Drafting spreadsheets by hand was a profession up to teh 1980s. Same for reams of printing and document-couriering services. People adapted.

> If you propose they become entrepreneurs in what domain should this happen?

Idk, launch a florist or ski instructing or tour guiding service. Travelling chef. There are so many talented people with zero knack for administration stuck in service jobs.

> this time it may not work and even if it worked for society it most definitely didn't work for all of the individuals in it. And this time around it may not work for the majority of the individuals in it.

Not using precedent as proof.

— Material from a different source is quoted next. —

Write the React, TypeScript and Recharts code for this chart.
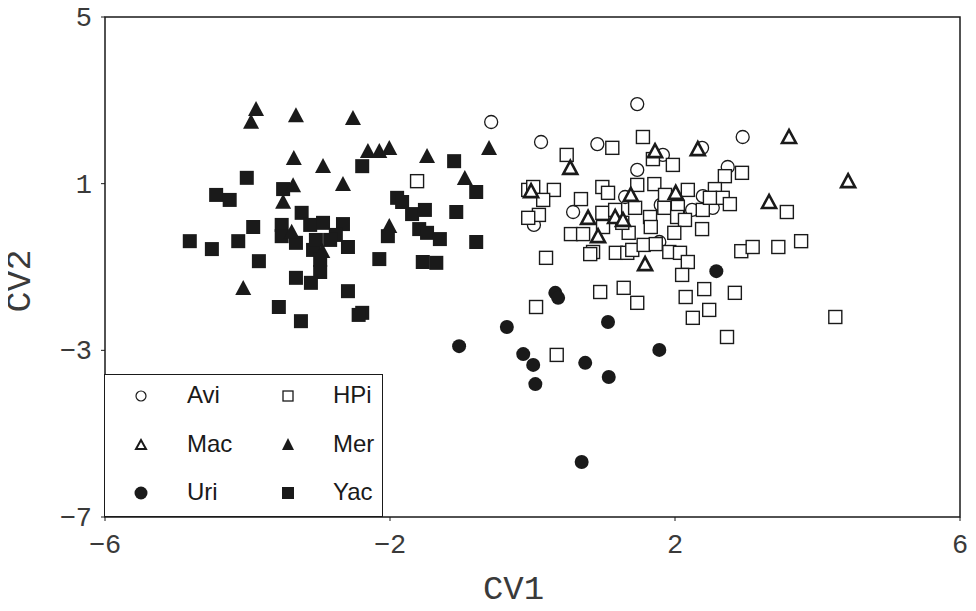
import { ScatterChart, Scatter, XAxis, YAxis, ReferenceArea, Legend } from 'recharts';

// CV1 / CV2 scores per group
const avi: [number, number][] = [
  [-0.58, 2.48], [1.47, 2.91], [0.12, 2.0], [0.91, 1.95], [2.95, 2.12], [2.38, 1.86],
  [1.83, 1.69], [1.47, 1.33], [2.74, 1.4], [0.57, 0.32], [0.02, 0.01], [1.3, 0.68],
  [1.8, 0.49], [2.39, 0.7], [2.24, 0.37], [2.53, 0.42], [1.78, -0.4],
];

const hpi: [number, number][] = [
  [1.55, 2.12], [1.12, 1.86], [0.48, 1.69], [1.69, 1.59], [1.97, 1.45], [2.94, 1.26],
  [2.7, 1.18], [-0.06, 0.85], [0.01, 0.92], [0.3, 0.85], [0.15, 0.61], [0.68, 0.63],
  [0.09, 0.25], [-0.06, 0.18], [0.98, 0.92], [1.06, 0.78], [1.47, 0.97], [1.71, 0.99],
  [2.18, 0.85], [2.56, 0.87], [1.86, 0.73], [2.67, 0.66], [2.77, 0.51], [2.39, 0.37],
  [0.98, 0.3], [1.44, 0.42], [1.85, 0.42], [2.04, 0.44], [1.65, 0.2], [2.03, 0.2],
  [2.14, 0.13], [0.54, -0.21], [0.71, -0.21], [1.35, -0.18], [1.66, -0.04], [1.99, -0.18],
  [2.38, -0.09], [1.26, 0.06], [0.85, -0.64], [0.81, -0.69], [1.17, -0.66], [1.33, -0.66],
  [1.4, -0.59], [1.56, -0.47], [1.73, -0.45], [1.92, -0.64], [2.07, -0.66], [2.18, -0.88],
  [2.1, -1.19], [0.19, -0.78], [2.93, -0.62], [3.09, -0.52], [3.45, -0.52], [3.77, -0.38],
  [3.57, 0.32], [0.95, -1.6], [1.28, -1.5], [1.47, -1.86], [0.05, -1.96], [2.15, -1.72],
  [2.41, -1.53], [2.84, -1.62], [2.48, -2.03], [2.25, -2.22], [2.73, -2.68], [0.34, -3.11],
  [4.25, -2.2], [-1.62, 1.06], [2.49, 0.66], [0.99, -0.04], [1.16, 0.37],
];

const mac: [number, number][] = [
  [3.6, 2.12], [2.32, 1.83], [1.72, 1.78], [0.53, 1.38], [-0.02, 0.82], [1.38, 0.73],
  [2.01, 0.78], [3.32, 0.56], [0.78, 0.18], [1.16, 0.2], [1.27, 0.13], [0.92, -0.26],
  [1.58, -0.93], [4.43, 1.06],
];

const mer: [number, number][] = [
  [-3.88, 2.77], [-3.95, 2.46], [-3.32, 2.62], [-2.52, 2.55], [-0.61, 1.83], [-3.35, 1.59],
  [-2.94, 1.4], [-2.31, 1.76], [-2.15, 1.76], [-2.01, 1.83], [-1.48, 1.64], [-0.95, 1.11],
  [-3.36, 0.94], [-2.66, 0.97], [-3.5, 0.54], [-2.01, -0.04], [-3.38, -0.18], [-2.95, -0.64],
  [-4.06, -1.53],
];

const uri: [number, number][] = [
  [2.58, -1.1], [0.32, -1.62], [0.36, -1.74], [-0.36, -2.44], [1.06, -2.32], [-1.03, -2.9],
  [-0.13, -3.09], [0.01, -3.35], [0.04, -3.81], [0.74, -3.3], [1.07, -3.64], [1.78, -2.99],
  [0.69, -5.68],
];

const yac: [number, number][] = [
  [-4.01, 1.14], [-4.44, 0.73], [-4.25, 0.61], [-3.5, 0.87], [-4.81, -0.38], [-4.5, -0.57],
  [-4.13, -0.38], [-3.92, -0.04], [-3.84, -0.86], [-3.52, 0.01], [-3.52, -0.26], [-3.32, -0.42],
  [-3.24, 0.3], [-3.12, 0.01], [-2.94, 0.06], [-2.66, 0.03], [-2.76, -0.23], [-2.59, -0.52],
  [-3.08, -0.59], [-2.98, -0.83], [-2.98, -1.12], [-3.32, -1.26], [-3.11, -1.38], [-2.59, -1.58],
  [-3.56, -1.96], [-3.25, -2.3], [-2.39, -2.1], [-2.44, -2.15], [-2.39, 1.42], [-2.15, -0.81],
  [-1.9, 0.66], [-1.83, 0.56], [-1.69, 0.27], [-1.51, 0.37], [-1.59, -0.09], [-1.48, -0.18],
  [-1.3, -0.33], [-2.03, -0.26], [-1.54, -0.88], [-1.35, -0.9], [-1.1, 1.54], [-0.79, 0.8],
  [-1.07, 0.32], [-0.79, -0.4], [-2.84, -0.35], [-3.04, -0.35],
];

const xTicks = [-6, -2, 2, 6];
const yTicks = [-7, -3, 1, 5];

const toPoints = (pts: [number, number][]) => pts.map(([x, y]) => ({ x, y }));

const INK = '#1a1a1a';
const monoFont = '"Liberation Mono", "DejaVu Sans Mono", monospace';
const monoStyle = { fontFamily: monoFont, fill: '#3a3a3a' };

const OpenCircle = (p: any) => (
  <circle cx={p.cx} cy={p.cy} r={6.5} fill="#fff" stroke={INK} strokeWidth={1.3} />
);
const OpenSquare = (p: any) => (
  <rect x={p.cx - 6.5} y={p.cy - 6.5} width={13} height={13} fill="#fff" stroke={INK} strokeWidth={1.4} />
);
const OpenTriangle = (p: any) => (
  <polygon
    points={`${p.cx},${p.cy - 7} ${p.cx - 7},${p.cy + 6} ${p.cx + 7},${p.cy + 6}`}
    fill="#fff"
    stroke={INK}
    strokeWidth={2.6}
    strokeLinejoin="miter"
  />
);
const FilledTriangle = (p: any) => (
  <polygon points={`${p.cx},${p.cy - 9} ${p.cx - 8},${p.cy + 6} ${p.cx + 8},${p.cy + 6}`} fill={INK} />
);
const FilledCircle = (p: any) => <circle cx={p.cx} cy={p.cy} r={7} fill={INK} />;
const FilledSquare = (p: any) => (
  <rect x={p.cx - 7} y={p.cy - 7} width={14} height={14} fill={INK} />
);

const fmt = (v: number) => String(v).replace('-', '\u2212');

const XTick = (p: any) => (
  <text x={p.x} y={p.y} dy={20} textAnchor="middle" fontSize={27} style={monoStyle}>
    {fmt(p.payload.value)}
  </text>
);
const YTick = (p: any) => (
  <text x={p.x} y={p.y} dy={9} textAnchor="end" fontSize={27} style={monoStyle}>
    {fmt(p.payload.value)}
  </text>
);

const XTitle = (p: any) => {
  const vb = p.viewBox;
  return (
    <text x={vb.x + vb.width / 2 - 19} y={vb.y + 82} textAnchor="middle" fontSize={34} style={monoStyle}>
      CV1
    </text>
  );
};
const YTitle = (p: any) => {
  const vb = p.viewBox;
  const cx = vb.x + 21;
  const cy = vb.y + vb.height / 2 + 14;
  return (
    <text
      x={cx}
      y={cy}
      transform={`rotate(-90 ${cx} ${cy})`}
      textAnchor="middle"
      dominantBaseline="central"
      fontSize={35}
      style={monoStyle}
    >
      CV2
    </text>
  );
};

const legendRows = [
  ['Avi', 'open-circle', 'HPi', 'open-square'],
  ['Mac', 'open-triangle', 'Mer', 'filled-triangle'],
  ['Uri', 'filled-circle', 'Yac', 'filled-square'],
];

function LegendMark({ kind }: { kind: string }) {
  let mark = null;
  if (kind === 'open-circle') mark = <circle cx={8} cy={8} r={5} fill="#fff" stroke={INK} strokeWidth={1.2} />;
  if (kind === 'open-square') mark = <rect x={3} y={3} width={10} height={10} fill="#fff" stroke={INK} strokeWidth={1.3} />;
  if (kind === 'open-triangle') mark = <polygon points="8,3 3,12 13,12" fill="#fff" stroke={INK} strokeWidth={2} />;
  if (kind === 'filled-triangle') mark = <polygon points="8,1 2,13 14,13" fill={INK} />;
  if (kind === 'filled-circle') mark = <circle cx={8} cy={8} r={6.5} fill={INK} />;
  if (kind === 'filled-square') mark = <rect x={2} y={2} width={12} height={12} fill={INK} />;
  return (
    <svg width={16} height={16} style={{ display: 'block' }}>
      {mark}
    </svg>
  );
}

function LegendBox() {
  return (
    <div
      style={{
        width: 279,
        height: 143,
        border: `1.5px solid ${INK}`,
        background: '#fff',
        boxSizing: 'border-box',
        position: 'relative',
        fontFamily: '"Liberation Sans", Arial, sans-serif',
        fontSize: 24,
        color: INK,
      }}
    >
      {legendRows.map((row, i) => (
        <div key={i}>
          <div style={{ position: 'absolute', left: 28, top: 13 + i * 48.5 }}>
            <LegendMark kind={row[1]} />
          </div>
          <div style={{ position: 'absolute', left: 82, top: 5 + i * 48.5, lineHeight: '30px' }}>{row[0]}</div>
          <div style={{ position: 'absolute', left: 175, top: 13 + i * 48.5 }}>
            <LegendMark kind={row[3]} />
          </div>
          <div style={{ position: 'absolute', left: 228, top: 5 + i * 48.5, lineHeight: '30px' }}>{row[2]}</div>
        </div>
      ))}
    </div>
  );
}

export default function App() {
  return (
    <div style={{ width: 976, height: 611, margin: '-8px 0 0 -8px', background: '#fff' }}>
      <ScatterChart width={976} height={611} margin={{ top: 17, right: 16, left: 0, bottom: 0 }}>
        <XAxis
          type="number"
          dataKey="x"
          domain={[-6, 6]}
          ticks={xTicks}
          axisLine={false}
          tickSize={4}
          tickMargin={12}
          height={94}
          tick={<XTick />}
          tickLine={{ stroke: INK }}
          label={<XTitle />}
        />
        <YAxis
          type="number"
          dataKey="y"
          domain={[-7, 5]}
          ticks={yTicks}
          axisLine={false}
          tickSize={4}
          tickMargin={9}
          width={105}
          tick={<YTick />}
          tickLine={{ stroke: INK }}
          label={<YTitle />}
        />
        <ReferenceArea x1={-6} x2={6} y1={-7} y2={5} fill="none" stroke={INK} strokeWidth={1.5} ifOverflow="visible" />
        <Scatter name="Avi" data={toPoints(avi)} shape={OpenCircle} isAnimationActive={false} />
        <Scatter name="HPi" data={toPoints(hpi)} shape={OpenSquare} isAnimationActive={false} />
        <Scatter name="Mac" data={toPoints(mac)} shape={OpenTriangle} isAnimationActive={false} />
        <Scatter name="Yac" data={toPoints(yac)} shape={FilledSquare} isAnimationActive={false} />
        <Scatter name="Mer" data={toPoints(mer)} shape={FilledTriangle} isAnimationActive={false} />
        <Scatter name="Uri" data={toPoints(uri)} shape={FilledCircle} isAnimationActive={false} />
        <Legend
          layout="vertical"
          align="center"
          verticalAlign="middle"
          content={() => <LegendBox />}
          wrapperStyle={{ position: 'absolute', left: 104, top: 374, width: 279, height: 143 }}
        />
      </ScatterChart>
    </div>
  );
}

Just saying there is precedence for technological revolutions and this very concern. The fact that it's gone pretty much one way elevates the burden of proof for those preaching doom and gloom.

Another observation: the socieities that best distributed the gains in a way that was win-win were those who approached it with optimism.

> it may not work for the majority of the individuals in it

Sure. I'm not saying the transition won't be hard. But it's not avoidable. And in the long run, precedence shows it should (or at the very least, can) work out. Having excess production and a labour surplus is a champagne problem. That doesn't mean one can't fuck it up.